> CHALLENGE
Print only the lines from the top of the data through the line with "from matplotlib.ticker import", both included, skipping every picture.

** Start of DATA LINES **

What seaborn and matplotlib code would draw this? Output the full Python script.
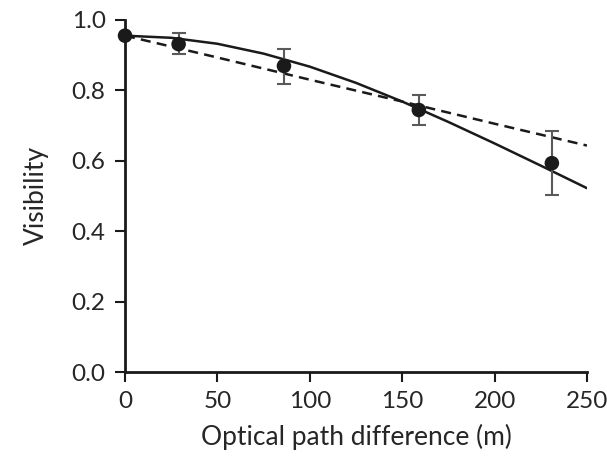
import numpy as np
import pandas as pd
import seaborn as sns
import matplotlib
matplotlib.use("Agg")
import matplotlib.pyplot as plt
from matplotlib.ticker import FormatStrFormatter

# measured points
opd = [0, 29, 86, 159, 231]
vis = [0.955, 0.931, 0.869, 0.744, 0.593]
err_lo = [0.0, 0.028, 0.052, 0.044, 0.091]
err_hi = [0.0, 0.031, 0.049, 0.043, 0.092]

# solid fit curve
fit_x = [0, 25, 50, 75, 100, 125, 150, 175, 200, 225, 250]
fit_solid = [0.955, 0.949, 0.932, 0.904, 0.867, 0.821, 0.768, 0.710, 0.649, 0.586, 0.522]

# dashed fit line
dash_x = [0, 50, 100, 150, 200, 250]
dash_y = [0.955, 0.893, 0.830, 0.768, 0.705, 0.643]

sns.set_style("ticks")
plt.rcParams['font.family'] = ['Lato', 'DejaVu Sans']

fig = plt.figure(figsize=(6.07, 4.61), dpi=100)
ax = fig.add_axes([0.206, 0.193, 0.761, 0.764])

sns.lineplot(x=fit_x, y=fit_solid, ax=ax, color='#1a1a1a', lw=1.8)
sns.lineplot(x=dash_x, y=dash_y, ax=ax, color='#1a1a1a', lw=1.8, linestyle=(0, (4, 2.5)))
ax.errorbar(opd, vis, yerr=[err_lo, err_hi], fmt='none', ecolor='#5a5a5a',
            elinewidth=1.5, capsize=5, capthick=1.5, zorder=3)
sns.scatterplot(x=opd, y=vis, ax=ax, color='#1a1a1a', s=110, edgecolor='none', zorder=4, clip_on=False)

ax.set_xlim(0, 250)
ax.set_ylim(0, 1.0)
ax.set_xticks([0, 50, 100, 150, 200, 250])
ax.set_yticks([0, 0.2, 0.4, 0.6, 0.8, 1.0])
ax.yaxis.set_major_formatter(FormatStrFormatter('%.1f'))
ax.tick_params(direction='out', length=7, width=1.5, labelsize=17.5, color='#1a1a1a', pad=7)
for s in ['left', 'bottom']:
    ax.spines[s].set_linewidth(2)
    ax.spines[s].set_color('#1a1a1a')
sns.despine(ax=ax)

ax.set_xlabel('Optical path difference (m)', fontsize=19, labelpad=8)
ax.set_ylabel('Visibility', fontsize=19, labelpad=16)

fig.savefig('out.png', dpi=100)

** End of DATA LINES **

> TASK OUTPUT
What seaborn and matplotlib code would draw this? Output the full Python script.
import numpy as np
import pandas as pd
import seaborn as sns
import matplotlib
matplotlib.use("Agg")
import matplotlib.pyplot as plt
from matplotlib.ticker import FormatStrFormatter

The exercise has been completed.